* [DATA EXCERPT]:
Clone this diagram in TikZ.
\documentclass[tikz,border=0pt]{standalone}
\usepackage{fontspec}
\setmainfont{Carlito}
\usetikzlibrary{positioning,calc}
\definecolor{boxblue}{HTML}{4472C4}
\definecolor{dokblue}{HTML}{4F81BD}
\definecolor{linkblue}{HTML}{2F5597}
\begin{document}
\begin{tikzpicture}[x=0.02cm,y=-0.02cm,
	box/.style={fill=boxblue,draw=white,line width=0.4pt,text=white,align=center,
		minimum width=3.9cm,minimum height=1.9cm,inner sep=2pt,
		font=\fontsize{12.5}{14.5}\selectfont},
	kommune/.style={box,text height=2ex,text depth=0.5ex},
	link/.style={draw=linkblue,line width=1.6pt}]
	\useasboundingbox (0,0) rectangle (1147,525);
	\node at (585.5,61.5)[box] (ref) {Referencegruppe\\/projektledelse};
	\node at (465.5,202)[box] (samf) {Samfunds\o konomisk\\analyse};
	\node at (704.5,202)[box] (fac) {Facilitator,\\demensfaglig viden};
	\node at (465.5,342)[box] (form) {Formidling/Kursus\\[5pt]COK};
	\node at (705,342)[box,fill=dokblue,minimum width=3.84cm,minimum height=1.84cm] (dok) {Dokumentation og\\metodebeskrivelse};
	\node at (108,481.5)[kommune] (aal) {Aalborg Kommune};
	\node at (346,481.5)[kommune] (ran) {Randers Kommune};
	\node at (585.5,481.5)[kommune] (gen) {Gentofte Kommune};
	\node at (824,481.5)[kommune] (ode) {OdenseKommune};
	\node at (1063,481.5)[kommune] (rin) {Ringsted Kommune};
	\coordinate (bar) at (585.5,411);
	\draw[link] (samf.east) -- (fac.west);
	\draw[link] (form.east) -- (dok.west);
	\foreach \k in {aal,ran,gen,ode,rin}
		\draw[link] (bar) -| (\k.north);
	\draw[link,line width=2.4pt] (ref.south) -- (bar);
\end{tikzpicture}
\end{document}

* [AIM OF THE EXERCISE]:
Emit the full listing verbatim.

* [RESULT FOR THIS TASK]:
Clone this diagram in TikZ.
\documentclass[tikz,border=0pt]{standalone}
\usepackage{fontspec}
\setmainfont{Carlito}
\usetikzlibrary{positioning,calc}
\definecolor{boxblue}{HTML}{4472C4}
\definecolor{dokblue}{HTML}{4F81BD}
\definecolor{linkblue}{HTML}{2F5597}
\begin{document}
\begin{tikzpicture}[x=0.02cm,y=-0.02cm,
	box/.style={fill=boxblue,draw=white,line width=0.4pt,text=white,align=center,
		minimum width=3.9cm,minimum height=1.9cm,inner sep=2pt,
		font=\fontsize{12.5}{14.5}\selectfont},
	kommune/.style={box,text height=2ex,text depth=0.5ex},
	link/.style={draw=linkblue,line width=1.6pt}]
	\useasboundingbox (0,0) rectangle (1147,525);
	\node at (585.5,61.5)[box] (ref) {Referencegruppe\\/projektledelse};
	\node at (465.5,202)[box] (samf) {Samfunds\o konomisk\\analyse};
	\node at (704.5,202)[box] (fac) {Facilitator,\\demensfaglig viden};
	\node at (465.5,342)[box] (form) {Formidling/Kursus\\[5pt]COK};
	\node at (705,342)[box,fill=dokblue,minimum width=3.84cm,minimum height=1.84cm] (dok) {Dokumentation og\\metodebeskrivelse};
	\node at (108,481.5)[kommune] (aal) {Aalborg Kommune};
	\node at (346,481.5)[kommune] (ran) {Randers Kommune};
	\node at (585.5,481.5)[kommune] (gen) {Gentofte Kommune};
	\node at (824,481.5)[kommune] (ode) {OdenseKommune};
	\node at (1063,481.5)[kommune] (rin) {Ringsted Kommune};
	\coordinate (bar) at (585.5,411);
	\draw[link] (samf.east) -- (fac.west);
	\draw[link] (form.east) -- (dok.west);
	\foreach \k in {aal,ran,gen,ode,rin}
		\draw[link] (bar) -| (\k.north);
	\draw[link,line width=2.4pt] (ref.south) -- (bar);
\end{tikzpicture}
\end{document}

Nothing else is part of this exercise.